The two setups was configured as following, just to give a little more insight:
Minimally configured default install of pfSense 2.0.1:
- No DHCP server running
- NAT turned completely off (all rules removed)
- Allow any traffic on all interfaces (all other rules removed)
- Run ospf on WAN interface
- KVM NICs: Intel gigabit NIC
Minimal netinstall of Linux, Debian Wheezy (testing), kernel 3.1.0-1
- IP forwarding enabled
- iptables policy set to ACCEPT on INPUT, OUTPUT, FORWARD (the default)¨
- Run ospf on WAN interface (quagga)
- KVM NICs: virtio
Clients:
Linux vms on same host, also Debian machines (test partners for vm to vm tests)
Linux on other directly connected physical host (test real physical throughput and CPU usage)Results non-routed:
vm to pfsense on same virtual LAN: ~450 mbit/s
vm to Linux on same virtual LAN: ~19,6 gbit/sResults routed:
vm to vm on other virtual LAN via pfSense: ~210 mbit/s
vm to vm on other virtual LAN via Linux: ~9,6 gbit/sI do not see that I do something wrong here that make pfSense do a lot more work than it's Linux counterpart by configuration mismatch.
If you know of something glaringly obvious here I would gladly reconfigure pfSense and retest.

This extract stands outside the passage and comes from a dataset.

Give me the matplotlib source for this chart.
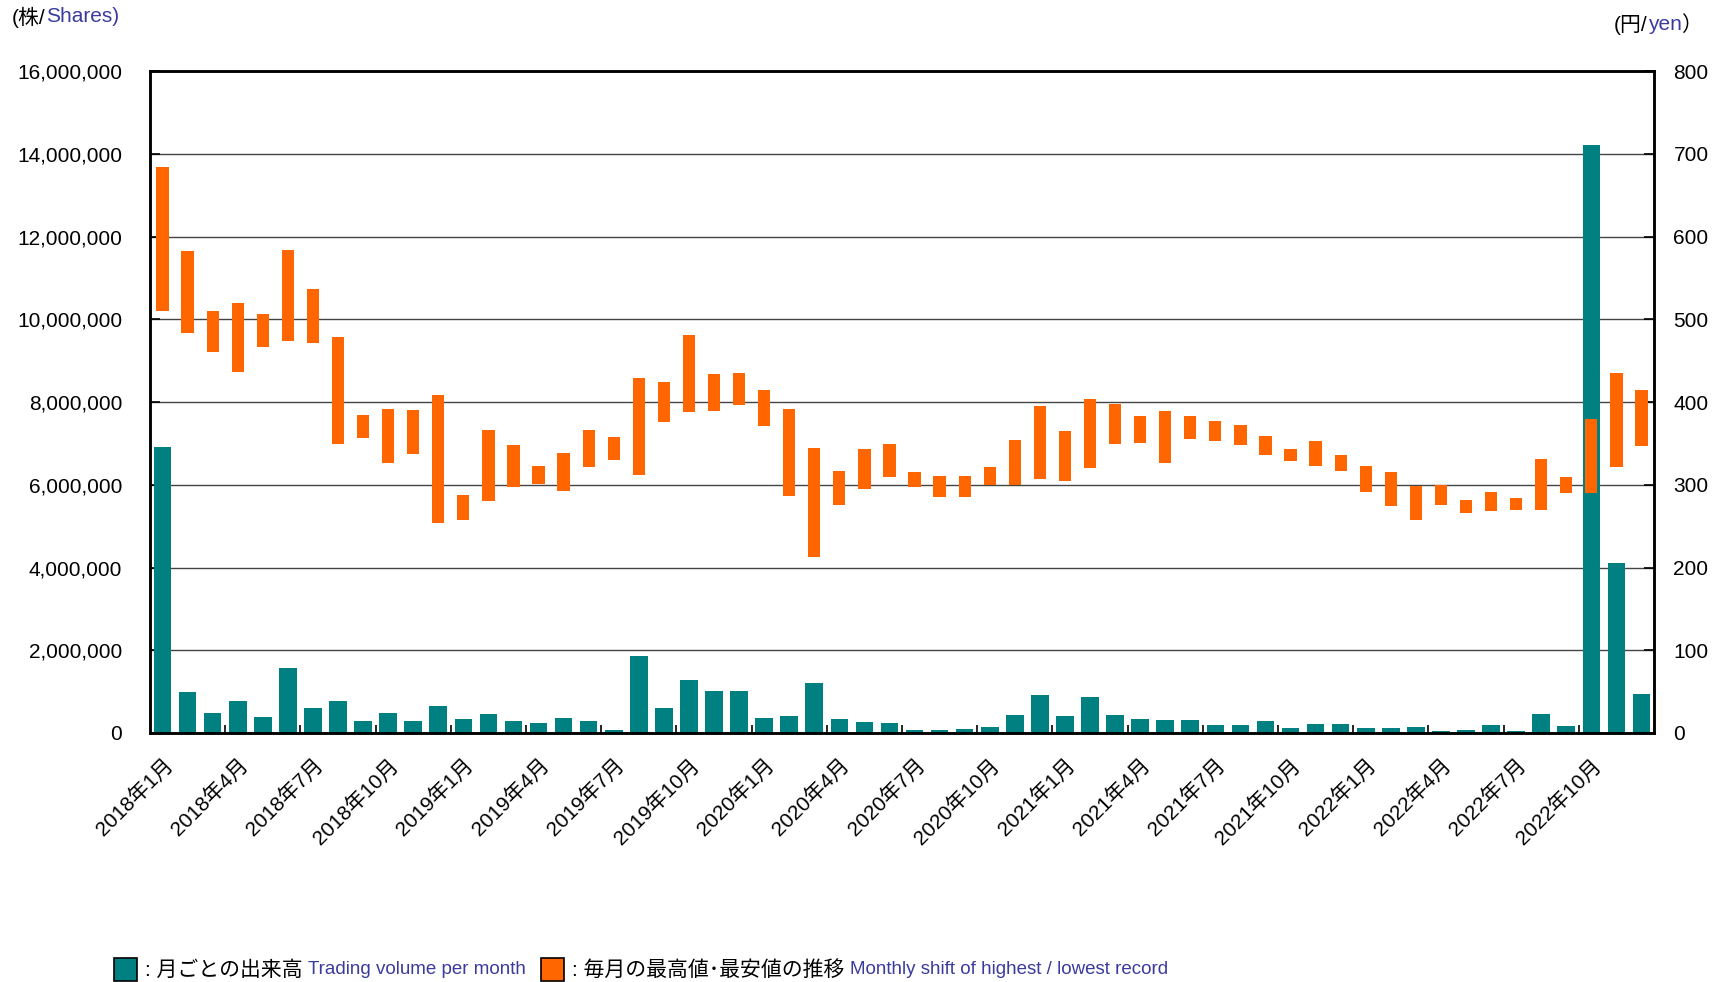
import matplotlib
matplotlib.use("Agg")
import matplotlib.pyplot as plt
from matplotlib.patches import Rectangle
from matplotlib.ticker import FuncFormatter, FixedLocator
import numpy as np

plt.rcParams['font.family'] = ['Liberation Sans', 'Noto Sans CJK JP', 'DejaVu Sans']

# monthly data, 2018年1月 .. 2022年12月
volume = [6910000, 1000000, 480000, 770000, 390000, 1570000, 610000, 770000, 280000, 490000,
          290000, 660000, 350000, 470000, 280000, 240000, 370000, 300000, 80000, 1860000,
          600000, 1280000, 1010000, 1020000, 370000, 400000, 1210000, 350000, 270000, 250000,
          80000, 80000, 100000, 150000, 430000, 910000, 420000, 880000, 430000, 350000,
          320000, 320000, 200000, 190000, 300000, 130000, 220000, 220000, 120000, 130000,
          150000, 60000, 80000, 190000, 50000, 470000, 180000, 14220000, 4110000, 940000]

price_high = [684, 583, 510, 520, 506, 584, 537, 479, 384, 392,
              390, 408, 288, 366, 348, 323, 338, 366, 358, 429,
              424, 481, 434, 435, 415, 392, 344, 317, 343, 349,
              316, 311, 310, 321, 354, 395, 365, 404, 398, 383,
              389, 383, 377, 372, 359, 343, 353, 336, 323, 315,
              298, 300, 281, 291, 284, 331, 309, 379, 435, 415]

price_low = [510, 483, 460, 436, 467, 474, 471, 349, 356, 326,
             337, 254, 257, 280, 297, 301, 292, 321, 330, 312,
             376, 388, 389, 396, 371, 287, 213, 275, 295, 309,
             297, 285, 285, 300, 300, 307, 304, 320, 349, 351,
             326, 355, 353, 348, 336, 329, 323, 317, 291, 274,
             257, 276, 266, 268, 269, 270, 290, 290, 322, 347]

month_labels = ["2018年1月", "2018年4月", "2018年7月", "2018年10月",
                "2019年1月", "2019年4月", "2019年7月", "2019年10月",
                "2020年1月", "2020年4月", "2020年7月", "2020年10月",
                "2021年1月", "2021年4月", "2021年7月", "2021年10月",
                "2022年1月", "2022年4月", "2022年7月", "2022年10月"]

TEAL = "#008080"
ORANGE = "#FF6600"
BLUE = "#3b3b9e"

W, H = 1730, 982
fig = plt.figure(figsize=(W / 100, H / 100), dpi=100)
ax = fig.add_axes([150 / W, 1 - 733 / H, 1504 / W, 662 / H])

x = np.arange(len(volume))
ax.bar(x, volume, width=0.7, color=TEAL, zorder=2)
ax.set_xlim(-0.5, len(volume) - 0.5)
ax.set_ylim(0, 16000000)
ax.set_yticks(np.arange(0, 16000001, 2000000))
ax.yaxis.set_major_formatter(FuncFormatter(lambda v, p: f"{v:,.0f}"))
ax.grid(axis='y', color='#444444', linewidth=1.0)
ax.set_axisbelow(True)

ax.set_xticks(x[::3])
ax.set_xticklabels(month_labels, rotation=45, ha='right', rotation_mode='anchor', fontsize=15)
ax.xaxis.set_minor_locator(FixedLocator(np.arange(2.5, len(volume) - 1, 3)))
ax.tick_params(axis='x', which='major', length=0, pad=16)
ax.tick_params(axis='x', which='minor', direction='in', length=6, width=1.2)
ax.tick_params(axis='y', direction='in', length=7, width=1.2, labelsize=15, pad=20)

ax2 = ax.twinx()
ax2.bar(x, np.array(price_high) - np.array(price_low), bottom=price_low,
        width=0.49, color=ORANGE, zorder=3)
ax2.set_ylim(0, 800)
ax2.set_yticks(np.arange(0, 801, 100))
ax2.tick_params(axis='y', direction='in', length=7, width=1.2, labelsize=15, pad=14)

for a in (ax, ax2):
    for s in a.spines.values():
        s.set_linewidth(1.8)
        s.set_color('black')

renderer = fig.canvas.get_renderer()


def chain(parts, x0, y0):
    # put text pieces one after another on a line
    xx = x0 / W
    for s, c, sz in parts:
        t = fig.text(xx, 1 - y0 / H, s, color=c, fontsize=sz, va='center', ha='left')
        bb = t.get_window_extent(renderer=renderer)
        xx = bb.x1 / fig.bbox.width


chain([("(株/", 'black', 15), ("Shares)", BLUE, 15)], 12, 17)
chain([("(円/", 'black', 15), ("yen", BLUE, 15), ("）", 'black', 15)], 1614, 25)

# legend at bottom
fig.patches.append(Rectangle((114 / W, 1 - 981 / H), 23 / W, 23 / H, transform=fig.transFigure,
                             facecolor=TEAL, edgecolor='black', linewidth=1.2))
fig.patches.append(Rectangle((541 / W, 1 - 981 / H), 23 / W, 23 / H, transform=fig.transFigure,
                             facecolor=ORANGE, edgecolor='black', linewidth=1.2))
chain([(": 月ごとの出来高 ", 'black', 15), ("Trading volume per month", BLUE, 13.5)], 145, 970)
chain([(": 毎月の最高値･最安値の推移 ", 'black', 15),
       ("Monthly shift of highest / lowest record", BLUE, 13.5)], 572, 970)

fig.savefig("out.png", dpi=100)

My understanding is that iptables is active on Linux when policy is set to ACCEPT, but I could also test with iptables default policy DROP and then add a rule that allows anything. A bit artificial, but just to ensure that this is not the main differentiator here.
EDIT:
I configured default policy to DROP and added rules to allow anything on INPUT, OUTPUT and FORWARD just to make sure that Linux has its packet filtering active.
The result when testing vm to linux fw vm performance now was 19,9-20 gbit/s.By looking at iptables -L -v I can see the packet and byte counter increase for the rules when testing so I can definitively confirm that packet filtering is active on Linux so this is a valid and real comparison.
-
Increasing the receive window was just a way of trying to ensure that the performance of the iperf server and client end points, the Win 7 machines, were not the limiting factor. It was not to gain any "illusion of better performance".

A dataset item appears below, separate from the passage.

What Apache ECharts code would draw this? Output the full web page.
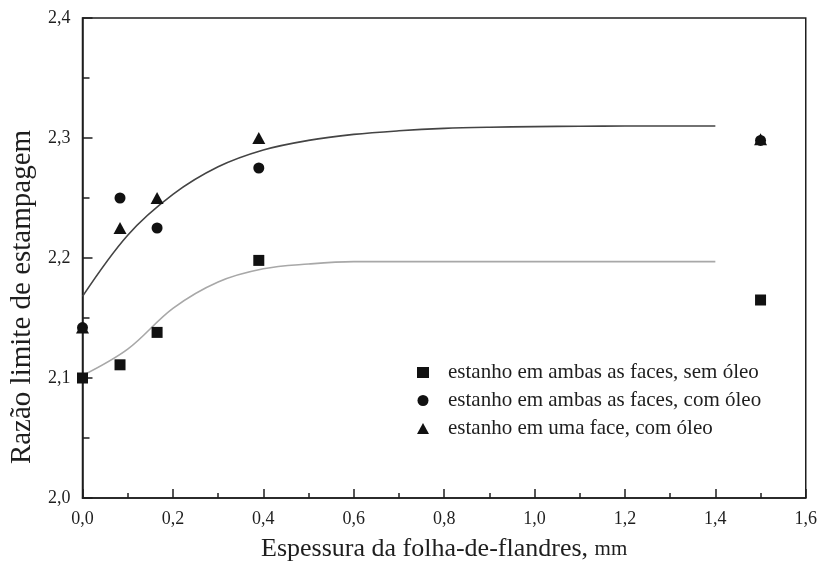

My remark was actually meant at my own numbers, as around 20 gbit/s for the Linux firewall seems rather incredible if one are used to non-paravirtualized performance with pfSense.
-
I can't speak to overall throughput limitations.
My Zacate E350 with a dual Intel server NIC is able to max out my 30Mbit down / 25Mbit up WAN connection in every test I can think of.

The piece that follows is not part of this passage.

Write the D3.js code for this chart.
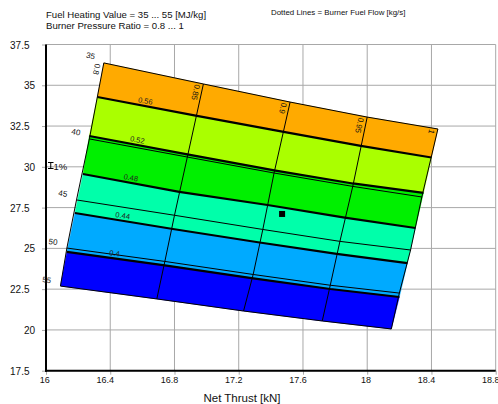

I hvae - however - suspected that the virtualization overhead adds some latency, at least when you map traffic through ESXi's virtual switches. My theory is that this goes away if you direct IO MAP the NIC's to the pfsense VM using Intel's VT-D or AMD's IOMMU, but I have not been able to confirm this yet, as my hardware is not VT-D or IOMMU compatible.
I can - however - confirm that ESXi 5.0 has terrible impact on USB speeds for devices plugged into the local host. ESXi does not support my eSATA controller so I temporarily have my external array hooked up using USB2.0. It is my experience that USB2.0 tops out at ~26MB/s natively, but mapped through ESXi my external array is frustratingly limited to about 3.5MB/s.
-
VMXNET 2 (Enhanced) and VMXNET 3 NICs are not supported yet?
-
@pf2.0nyc:
VMXNET 2 (Enhanced) and VMXNET 3 NICs are not supported yet?
Actually, there is a way to get vmxnet 3 working under esxi 5, but it requires some tweaking.
I have not been able to get it to work, but you can give the procedure described here a shot:
[How-To] Using VMXNET2/3 NICs in pfSense 2.0 -
I am getting close to 650mbit throughput on PFSense using speedtest.net
Using a normal fumctioning firewall with rules in place etc. Nothing disabled and not running Squid to cache anything.
ESXi 4.1 on IBM X3550M3 hardware with Intel quadport server nic's.
-
@pf2.0nyc:
VMXNET 2 (Enhanced) and VMXNET 3 NICs are not supported yet?
with the open vmtools package, you can get vmxnet2 drivers to work easily.
-
I am able to saturate 1Gbps In and 1Gbps Out with LAN routing in pfSense on two NICs that are shared with 2 other VMs using the emulated E1000 drivers on pfSense and VMXNET 3 on the other VMs. The 1Gbps IO is just the pfSense traffic.